Task description: Copy down all of the data underneath, exactly as shown.

— Start —

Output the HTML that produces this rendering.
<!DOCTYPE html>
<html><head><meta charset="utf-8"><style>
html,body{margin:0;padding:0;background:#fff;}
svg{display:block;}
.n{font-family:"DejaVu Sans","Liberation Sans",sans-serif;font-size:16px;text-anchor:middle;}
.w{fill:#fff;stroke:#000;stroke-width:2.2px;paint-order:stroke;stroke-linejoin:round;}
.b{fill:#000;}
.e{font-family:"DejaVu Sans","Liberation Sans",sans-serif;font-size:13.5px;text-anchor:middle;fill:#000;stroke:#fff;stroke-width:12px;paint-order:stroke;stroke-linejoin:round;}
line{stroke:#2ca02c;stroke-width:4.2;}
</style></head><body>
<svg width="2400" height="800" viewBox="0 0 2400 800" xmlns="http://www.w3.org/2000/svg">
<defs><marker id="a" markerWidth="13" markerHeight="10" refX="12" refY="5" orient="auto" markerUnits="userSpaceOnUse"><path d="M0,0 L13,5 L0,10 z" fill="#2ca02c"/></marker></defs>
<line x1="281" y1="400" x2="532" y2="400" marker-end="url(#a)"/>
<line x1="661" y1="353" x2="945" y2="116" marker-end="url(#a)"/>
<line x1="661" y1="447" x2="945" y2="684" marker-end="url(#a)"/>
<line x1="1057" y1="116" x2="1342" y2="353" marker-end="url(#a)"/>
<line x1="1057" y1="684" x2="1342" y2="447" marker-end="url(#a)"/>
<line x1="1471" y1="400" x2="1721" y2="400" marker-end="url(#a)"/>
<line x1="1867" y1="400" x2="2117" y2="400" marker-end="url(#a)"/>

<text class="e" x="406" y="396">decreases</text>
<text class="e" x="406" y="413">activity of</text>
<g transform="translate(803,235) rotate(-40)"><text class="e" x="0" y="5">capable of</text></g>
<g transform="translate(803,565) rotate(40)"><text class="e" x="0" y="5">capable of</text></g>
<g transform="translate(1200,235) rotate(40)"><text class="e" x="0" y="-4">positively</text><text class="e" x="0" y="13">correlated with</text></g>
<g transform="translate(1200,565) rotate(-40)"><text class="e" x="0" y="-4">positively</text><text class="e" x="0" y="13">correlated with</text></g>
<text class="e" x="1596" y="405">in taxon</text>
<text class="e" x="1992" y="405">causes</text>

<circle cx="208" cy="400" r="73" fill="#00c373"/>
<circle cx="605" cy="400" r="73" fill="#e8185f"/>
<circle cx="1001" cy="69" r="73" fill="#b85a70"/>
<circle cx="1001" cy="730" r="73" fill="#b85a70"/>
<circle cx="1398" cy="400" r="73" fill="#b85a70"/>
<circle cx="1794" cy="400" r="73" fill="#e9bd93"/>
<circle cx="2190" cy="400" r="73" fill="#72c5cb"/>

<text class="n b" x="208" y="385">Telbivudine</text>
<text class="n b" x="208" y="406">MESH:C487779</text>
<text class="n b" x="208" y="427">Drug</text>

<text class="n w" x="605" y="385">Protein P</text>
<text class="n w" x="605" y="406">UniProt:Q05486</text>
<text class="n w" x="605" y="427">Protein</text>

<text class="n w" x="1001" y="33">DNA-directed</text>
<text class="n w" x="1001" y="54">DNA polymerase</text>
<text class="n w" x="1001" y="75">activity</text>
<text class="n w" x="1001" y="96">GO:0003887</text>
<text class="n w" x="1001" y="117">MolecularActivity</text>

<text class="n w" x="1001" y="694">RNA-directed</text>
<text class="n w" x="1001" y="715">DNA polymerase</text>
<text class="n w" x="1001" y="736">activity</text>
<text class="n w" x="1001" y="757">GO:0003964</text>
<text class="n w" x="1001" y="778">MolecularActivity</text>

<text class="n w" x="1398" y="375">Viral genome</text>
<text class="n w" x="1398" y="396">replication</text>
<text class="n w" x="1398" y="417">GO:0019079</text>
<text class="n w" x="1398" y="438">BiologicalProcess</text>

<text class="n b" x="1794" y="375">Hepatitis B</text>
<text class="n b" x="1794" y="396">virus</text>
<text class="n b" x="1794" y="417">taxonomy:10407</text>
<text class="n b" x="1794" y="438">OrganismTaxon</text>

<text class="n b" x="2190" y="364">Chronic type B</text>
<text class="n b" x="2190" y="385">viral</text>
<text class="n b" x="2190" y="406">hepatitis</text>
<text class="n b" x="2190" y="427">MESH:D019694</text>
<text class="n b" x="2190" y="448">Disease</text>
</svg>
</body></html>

— End —

Exercise solution:
Output the HTML that produces this rendering.
<!DOCTYPE html>
<html><head><meta charset="utf-8"><style>
html,body{margin:0;padding:0;background:#fff;}
svg{display:block;}
.n{font-family:"DejaVu Sans","Liberation Sans",sans-serif;font-size:16px;text-anchor:middle;}
.w{fill:#fff;stroke:#000;stroke-width:2.2px;paint-order:stroke;stroke-linejoin:round;}
.b{fill:#000;}
.e{font-family:"DejaVu Sans","Liberation Sans",sans-serif;font-size:13.5px;text-anchor:middle;fill:#000;stroke:#fff;stroke-width:12px;paint-order:stroke;stroke-linejoin:round;}
line{stroke:#2ca02c;stroke-width:4.2;}
</style></head><body>
<svg width="2400" height="800" viewBox="0 0 2400 800" xmlns="http://www.w3.org/2000/svg">
<defs><marker id="a" markerWidth="13" markerHeight="10" refX="12" refY="5" orient="auto" markerUnits="userSpaceOnUse"><path d="M0,0 L13,5 L0,10 z" fill="#2ca02c"/></marker></defs>
<line x1="281" y1="400" x2="532" y2="400" marker-end="url(#a)"/>
<line x1="661" y1="353" x2="945" y2="116" marker-end="url(#a)"/>
<line x1="661" y1="447" x2="945" y2="684" marker-end="url(#a)"/>
<line x1="1057" y1="116" x2="1342" y2="353" marker-end="url(#a)"/>
<line x1="1057" y1="684" x2="1342" y2="447" marker-end="url(#a)"/>
<line x1="1471" y1="400" x2="1721" y2="400" marker-end="url(#a)"/>
<line x1="1867" y1="400" x2="2117" y2="400" marker-end="url(#a)"/>

<text class="e" x="406" y="396">decreases</text>
<text class="e" x="406" y="413">activity of</text>
<g transform="translate(803,235) rotate(-40)"><text class="e" x="0" y="5">capable of</text></g>
<g transform="translate(803,565) rotate(40)"><text class="e" x="0" y="5">capable of</text></g>
<g transform="translate(1200,235) rotate(40)"><text class="e" x="0" y="-4">positively</text><text class="e" x="0" y="13">correlated with</text></g>
<g transform="translate(1200,565) rotate(-40)"><text class="e" x="0" y="-4">positively</text><text class="e" x="0" y="13">correlated with</text></g>
<text class="e" x="1596" y="405">in taxon</text>
<text class="e" x="1992" y="405">causes</text>

<circle cx="208" cy="400" r="73" fill="#00c373"/>
<circle cx="605" cy="400" r="73" fill="#e8185f"/>
<circle cx="1001" cy="69" r="73" fill="#b85a70"/>
<circle cx="1001" cy="730" r="73" fill="#b85a70"/>
<circle cx="1398" cy="400" r="73" fill="#b85a70"/>
<circle cx="1794" cy="400" r="73" fill="#e9bd93"/>
<circle cx="2190" cy="400" r="73" fill="#72c5cb"/>

<text class="n b" x="208" y="385">Telbivudine</text>
<text class="n b" x="208" y="406">MESH:C487779</text>
<text class="n b" x="208" y="427">Drug</text>

<text class="n w" x="605" y="385">Protein P</text>
<text class="n w" x="605" y="406">UniProt:Q05486</text>
<text class="n w" x="605" y="427">Protein</text>

<text class="n w" x="1001" y="33">DNA-directed</text>
<text class="n w" x="1001" y="54">DNA polymerase</text>
<text class="n w" x="1001" y="75">activity</text>
<text class="n w" x="1001" y="96">GO:0003887</text>
<text class="n w" x="1001" y="117">MolecularActivity</text>

<text class="n w" x="1001" y="694">RNA-directed</text>
<text class="n w" x="1001" y="715">DNA polymerase</text>
<text class="n w" x="1001" y="736">activity</text>
<text class="n w" x="1001" y="757">GO:0003964</text>
<text class="n w" x="1001" y="778">MolecularActivity</text>

<text class="n w" x="1398" y="375">Viral genome</text>
<text class="n w" x="1398" y="396">replication</text>
<text class="n w" x="1398" y="417">GO:0019079</text>
<text class="n w" x="1398" y="438">BiologicalProcess</text>

<text class="n b" x="1794" y="375">Hepatitis B</text>
<text class="n b" x="1794" y="396">virus</text>
<text class="n b" x="1794" y="417">taxonomy:10407</text>
<text class="n b" x="1794" y="438">OrganismTaxon</text>

<text class="n b" x="2190" y="364">Chronic type B</text>
<text class="n b" x="2190" y="385">viral</text>
<text class="n b" x="2190" y="406">hepatitis</text>
<text class="n b" x="2190" y="427">MESH:D019694</text>
<text class="n b" x="2190" y="448">Disease</text>
</svg>
</body></html>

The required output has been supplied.